- [SOURCE MATERIAL]:
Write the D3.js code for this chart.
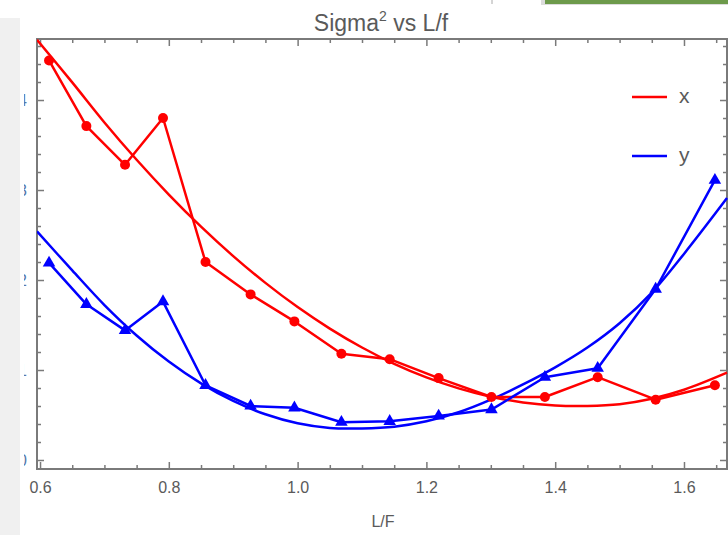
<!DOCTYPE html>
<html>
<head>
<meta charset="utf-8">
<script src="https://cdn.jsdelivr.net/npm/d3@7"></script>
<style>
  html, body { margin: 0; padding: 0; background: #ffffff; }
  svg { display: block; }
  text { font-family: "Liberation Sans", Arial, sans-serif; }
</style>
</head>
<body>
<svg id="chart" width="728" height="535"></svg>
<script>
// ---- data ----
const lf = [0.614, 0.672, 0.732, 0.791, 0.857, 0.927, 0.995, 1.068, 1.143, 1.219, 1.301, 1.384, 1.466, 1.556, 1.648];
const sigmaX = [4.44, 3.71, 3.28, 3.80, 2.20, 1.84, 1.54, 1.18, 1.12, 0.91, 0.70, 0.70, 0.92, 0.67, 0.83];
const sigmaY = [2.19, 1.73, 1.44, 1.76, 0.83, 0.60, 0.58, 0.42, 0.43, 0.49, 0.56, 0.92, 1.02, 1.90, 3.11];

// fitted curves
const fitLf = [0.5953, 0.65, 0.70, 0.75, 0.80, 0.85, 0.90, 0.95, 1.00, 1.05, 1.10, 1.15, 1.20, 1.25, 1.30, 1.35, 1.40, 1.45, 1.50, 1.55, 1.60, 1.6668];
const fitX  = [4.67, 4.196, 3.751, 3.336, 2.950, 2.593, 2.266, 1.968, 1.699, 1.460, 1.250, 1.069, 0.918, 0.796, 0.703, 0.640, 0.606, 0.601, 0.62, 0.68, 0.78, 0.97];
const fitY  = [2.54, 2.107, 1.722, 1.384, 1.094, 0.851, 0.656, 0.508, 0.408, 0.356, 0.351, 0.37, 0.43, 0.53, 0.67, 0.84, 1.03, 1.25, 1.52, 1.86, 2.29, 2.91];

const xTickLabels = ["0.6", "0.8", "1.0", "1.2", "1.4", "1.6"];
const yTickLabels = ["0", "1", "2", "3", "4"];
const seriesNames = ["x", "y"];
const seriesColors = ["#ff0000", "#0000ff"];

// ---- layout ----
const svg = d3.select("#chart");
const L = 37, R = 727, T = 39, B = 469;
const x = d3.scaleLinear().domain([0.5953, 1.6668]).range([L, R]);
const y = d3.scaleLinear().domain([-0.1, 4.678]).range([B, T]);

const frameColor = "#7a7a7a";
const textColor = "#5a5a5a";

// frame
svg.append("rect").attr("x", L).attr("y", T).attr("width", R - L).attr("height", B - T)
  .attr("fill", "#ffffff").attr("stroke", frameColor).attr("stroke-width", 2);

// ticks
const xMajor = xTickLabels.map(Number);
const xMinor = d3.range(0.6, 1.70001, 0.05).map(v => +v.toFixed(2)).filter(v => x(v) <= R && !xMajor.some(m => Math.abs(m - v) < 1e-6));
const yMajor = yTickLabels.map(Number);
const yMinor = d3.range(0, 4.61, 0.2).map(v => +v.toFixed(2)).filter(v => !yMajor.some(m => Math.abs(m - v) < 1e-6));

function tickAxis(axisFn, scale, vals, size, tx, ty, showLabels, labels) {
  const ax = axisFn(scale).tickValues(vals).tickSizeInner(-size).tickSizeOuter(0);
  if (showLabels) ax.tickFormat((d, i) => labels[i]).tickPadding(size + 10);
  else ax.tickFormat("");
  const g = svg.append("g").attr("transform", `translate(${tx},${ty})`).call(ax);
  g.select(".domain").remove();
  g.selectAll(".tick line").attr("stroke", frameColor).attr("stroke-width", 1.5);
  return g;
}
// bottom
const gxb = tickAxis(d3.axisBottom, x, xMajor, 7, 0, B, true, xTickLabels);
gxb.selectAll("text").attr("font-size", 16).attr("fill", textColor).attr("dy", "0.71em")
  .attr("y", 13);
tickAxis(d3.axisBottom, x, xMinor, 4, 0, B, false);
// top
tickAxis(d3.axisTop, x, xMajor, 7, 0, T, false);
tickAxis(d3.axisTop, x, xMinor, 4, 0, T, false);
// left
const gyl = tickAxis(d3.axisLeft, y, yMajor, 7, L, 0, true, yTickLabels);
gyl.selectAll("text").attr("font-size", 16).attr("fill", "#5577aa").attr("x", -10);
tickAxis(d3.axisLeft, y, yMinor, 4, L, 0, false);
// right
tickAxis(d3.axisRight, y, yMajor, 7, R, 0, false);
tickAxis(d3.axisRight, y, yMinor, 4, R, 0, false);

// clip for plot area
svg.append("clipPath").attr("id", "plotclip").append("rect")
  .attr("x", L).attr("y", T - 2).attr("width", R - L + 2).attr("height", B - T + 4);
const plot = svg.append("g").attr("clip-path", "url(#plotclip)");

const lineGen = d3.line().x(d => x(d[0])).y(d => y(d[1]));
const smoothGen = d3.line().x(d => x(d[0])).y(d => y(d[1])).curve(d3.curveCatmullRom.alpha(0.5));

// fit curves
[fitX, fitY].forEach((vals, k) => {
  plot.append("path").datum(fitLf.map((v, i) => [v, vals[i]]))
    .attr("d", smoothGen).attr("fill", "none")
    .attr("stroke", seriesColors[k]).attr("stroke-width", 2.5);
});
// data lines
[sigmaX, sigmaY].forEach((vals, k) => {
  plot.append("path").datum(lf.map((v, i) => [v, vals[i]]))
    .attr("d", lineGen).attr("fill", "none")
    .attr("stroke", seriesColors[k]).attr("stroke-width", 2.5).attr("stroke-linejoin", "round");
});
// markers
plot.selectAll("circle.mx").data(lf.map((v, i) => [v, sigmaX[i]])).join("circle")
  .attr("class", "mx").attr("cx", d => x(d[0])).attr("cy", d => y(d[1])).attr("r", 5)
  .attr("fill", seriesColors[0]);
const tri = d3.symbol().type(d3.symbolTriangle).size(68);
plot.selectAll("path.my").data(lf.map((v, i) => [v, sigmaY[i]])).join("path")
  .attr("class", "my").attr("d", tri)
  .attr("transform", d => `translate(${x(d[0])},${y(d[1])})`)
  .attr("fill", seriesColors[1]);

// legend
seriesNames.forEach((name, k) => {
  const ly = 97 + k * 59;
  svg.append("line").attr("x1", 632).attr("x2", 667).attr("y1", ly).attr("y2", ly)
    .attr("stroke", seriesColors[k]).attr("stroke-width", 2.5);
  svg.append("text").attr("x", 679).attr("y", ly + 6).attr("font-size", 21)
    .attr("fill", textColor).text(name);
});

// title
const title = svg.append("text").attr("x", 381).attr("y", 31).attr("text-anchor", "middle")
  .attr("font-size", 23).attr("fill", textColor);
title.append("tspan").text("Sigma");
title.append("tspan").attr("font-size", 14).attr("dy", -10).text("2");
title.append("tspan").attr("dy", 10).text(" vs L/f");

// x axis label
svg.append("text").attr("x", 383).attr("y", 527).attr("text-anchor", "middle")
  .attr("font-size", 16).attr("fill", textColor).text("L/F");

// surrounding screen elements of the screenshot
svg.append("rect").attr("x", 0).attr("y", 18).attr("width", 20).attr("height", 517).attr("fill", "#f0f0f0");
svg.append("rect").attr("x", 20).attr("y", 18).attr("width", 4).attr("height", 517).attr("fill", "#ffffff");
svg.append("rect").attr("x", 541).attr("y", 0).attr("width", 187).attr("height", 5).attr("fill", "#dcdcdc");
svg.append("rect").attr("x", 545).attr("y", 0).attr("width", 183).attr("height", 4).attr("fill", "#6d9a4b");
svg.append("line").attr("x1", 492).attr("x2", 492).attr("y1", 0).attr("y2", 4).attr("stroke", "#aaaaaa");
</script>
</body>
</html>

- [WORK TO BE COMPLETED]:
Your task is to reproduce all of the material exactly. The pictures stay out.

- [THE RESPONSE]:
Write the D3.js code for this chart.
<!DOCTYPE html>
<html>
<head>
<meta charset="utf-8">
<script src="https://cdn.jsdelivr.net/npm/d3@7"></script>
<style>
  html, body { margin: 0; padding: 0; background: #ffffff; }
  svg { display: block; }
  text { font-family: "Liberation Sans", Arial, sans-serif; }
</style>
</head>
<body>
<svg id="chart" width="728" height="535"></svg>
<script>
// ---- data ----
const lf = [0.614, 0.672, 0.732, 0.791, 0.857, 0.927, 0.995, 1.068, 1.143, 1.219, 1.301, 1.384, 1.466, 1.556, 1.648];
const sigmaX = [4.44, 3.71, 3.28, 3.80, 2.20, 1.84, 1.54, 1.18, 1.12, 0.91, 0.70, 0.70, 0.92, 0.67, 0.83];
const sigmaY = [2.19, 1.73, 1.44, 1.76, 0.83, 0.60, 0.58, 0.42, 0.43, 0.49, 0.56, 0.92, 1.02, 1.90, 3.11];

// fitted curves
const fitLf = [0.5953, 0.65, 0.70, 0.75, 0.80, 0.85, 0.90, 0.95, 1.00, 1.05, 1.10, 1.15, 1.20, 1.25, 1.30, 1.35, 1.40, 1.45, 1.50, 1.55, 1.60, 1.6668];
const fitX  = [4.67, 4.196, 3.751, 3.336, 2.950, 2.593, 2.266, 1.968, 1.699, 1.460, 1.250, 1.069, 0.918, 0.796, 0.703, 0.640, 0.606, 0.601, 0.62, 0.68, 0.78, 0.97];
const fitY  = [2.54, 2.107, 1.722, 1.384, 1.094, 0.851, 0.656, 0.508, 0.408, 0.356, 0.351, 0.37, 0.43, 0.53, 0.67, 0.84, 1.03, 1.25, 1.52, 1.86, 2.29, 2.91];

const xTickLabels = ["0.6", "0.8", "1.0", "1.2", "1.4", "1.6"];
const yTickLabels = ["0", "1", "2", "3", "4"];
const seriesNames = ["x", "y"];
const seriesColors = ["#ff0000", "#0000ff"];

// ---- layout ----
const svg = d3.select("#chart");
const L = 37, R = 727, T = 39, B = 469;
const x = d3.scaleLinear().domain([0.5953, 1.6668]).range([L, R]);
const y = d3.scaleLinear().domain([-0.1, 4.678]).range([B, T]);

const frameColor = "#7a7a7a";
const textColor = "#5a5a5a";

// frame
svg.append("rect").attr("x", L).attr("y", T).attr("width", R - L).attr("height", B - T)
  .attr("fill", "#ffffff").attr("stroke", frameColor).attr("stroke-width", 2);

// ticks
const xMajor = xTickLabels.map(Number);
const xMinor = d3.range(0.6, 1.70001, 0.05).map(v => +v.toFixed(2)).filter(v => x(v) <= R && !xMajor.some(m => Math.abs(m - v) < 1e-6));
const yMajor = yTickLabels.map(Number);
const yMinor = d3.range(0, 4.61, 0.2).map(v => +v.toFixed(2)).filter(v => !yMajor.some(m => Math.abs(m - v) < 1e-6));

function tickAxis(axisFn, scale, vals, size, tx, ty, showLabels, labels) {
  const ax = axisFn(scale).tickValues(vals).tickSizeInner(-size).tickSizeOuter(0);
  if (showLabels) ax.tickFormat((d, i) => labels[i]).tickPadding(size + 10);
  else ax.tickFormat("");
  const g = svg.append("g").attr("transform", `translate(${tx},${ty})`).call(ax);
  g.select(".domain").remove();
  g.selectAll(".tick line").attr("stroke", frameColor).attr("stroke-width", 1.5);
  return g;
}
// bottom
const gxb = tickAxis(d3.axisBottom, x, xMajor, 7, 0, B, true, xTickLabels);
gxb.selectAll("text").attr("font-size", 16).attr("fill", textColor).attr("dy", "0.71em")
  .attr("y", 13);
tickAxis(d3.axisBottom, x, xMinor, 4, 0, B, false);
// top
tickAxis(d3.axisTop, x, xMajor, 7, 0, T, false);
tickAxis(d3.axisTop, x, xMinor, 4, 0, T, false);
// left
const gyl = tickAxis(d3.axisLeft, y, yMajor, 7, L, 0, true, yTickLabels);
gyl.selectAll("text").attr("font-size", 16).attr("fill", "#5577aa").attr("x", -10);
tickAxis(d3.axisLeft, y, yMinor, 4, L, 0, false);
// right
tickAxis(d3.axisRight, y, yMajor, 7, R, 0, false);
tickAxis(d3.axisRight, y, yMinor, 4, R, 0, false);

// clip for plot area
svg.append("clipPath").attr("id", "plotclip").append("rect")
  .attr("x", L).attr("y", T - 2).attr("width", R - L + 2).attr("height", B - T + 4);
const plot = svg.append("g").attr("clip-path", "url(#plotclip)");

const lineGen = d3.line().x(d => x(d[0])).y(d => y(d[1]));
const smoothGen = d3.line().x(d => x(d[0])).y(d => y(d[1])).curve(d3.curveCatmullRom.alpha(0.5));

// fit curves
[fitX, fitY].forEach((vals, k) => {
  plot.append("path").datum(fitLf.map((v, i) => [v, vals[i]]))
    .attr("d", smoothGen).attr("fill", "none")
    .attr("stroke", seriesColors[k]).attr("stroke-width", 2.5);
});
// data lines
[sigmaX, sigmaY].forEach((vals, k) => {
  plot.append("path").datum(lf.map((v, i) => [v, vals[i]]))
    .attr("d", lineGen).attr("fill", "none")
    .attr("stroke", seriesColors[k]).attr("stroke-width", 2.5).attr("stroke-linejoin", "round");
});
// markers
plot.selectAll("circle.mx").data(lf.map((v, i) => [v, sigmaX[i]])).join("circle")
  .attr("class", "mx").attr("cx", d => x(d[0])).attr("cy", d => y(d[1])).attr("r", 5)
  .attr("fill", seriesColors[0]);
const tri = d3.symbol().type(d3.symbolTriangle).size(68);
plot.selectAll("path.my").data(lf.map((v, i) => [v, sigmaY[i]])).join("path")
  .attr("class", "my").attr("d", tri)
  .attr("transform", d => `translate(${x(d[0])},${y(d[1])})`)
  .attr("fill", seriesColors[1]);

// legend
seriesNames.forEach((name, k) => {
  const ly = 97 + k * 59;
  svg.append("line").attr("x1", 632).attr("x2", 667).attr("y1", ly).attr("y2", ly)
    .attr("stroke", seriesColors[k]).attr("stroke-width", 2.5);
  svg.append("text").attr("x", 679).attr("y", ly + 6).attr("font-size", 21)
    .attr("fill", textColor).text(name);
});

// title
const title = svg.append("text").attr("x", 381).attr("y", 31).attr("text-anchor", "middle")
  .attr("font-size", 23).attr("fill", textColor);
title.append("tspan").text("Sigma");
title.append("tspan").attr("font-size", 14).attr("dy", -10).text("2");
title.append("tspan").attr("dy", 10).text(" vs L/f");

// x axis label
svg.append("text").attr("x", 383).attr("y", 527).attr("text-anchor", "middle")
  .attr("font-size", 16).attr("fill", textColor).text("L/F");

// surrounding screen elements of the screenshot
svg.append("rect").attr("x", 0).attr("y", 18).attr("width", 20).attr("height", 517).attr("fill", "#f0f0f0");
svg.append("rect").attr("x", 20).attr("y", 18).attr("width", 4).attr("height", 517).attr("fill", "#ffffff");
svg.append("rect").attr("x", 541).attr("y", 0).attr("width", 187).attr("height", 5).attr("fill", "#dcdcdc");
svg.append("rect").attr("x", 545).attr("y", 0).attr("width", 183).attr("height", 4).attr("fill", "#6d9a4b");
svg.append("line").attr("x1", 492).attr("x2", 492).attr("y1", 0).attr("y2", 4).attr("stroke", "#aaaaaa");
</script>
</body>
</html>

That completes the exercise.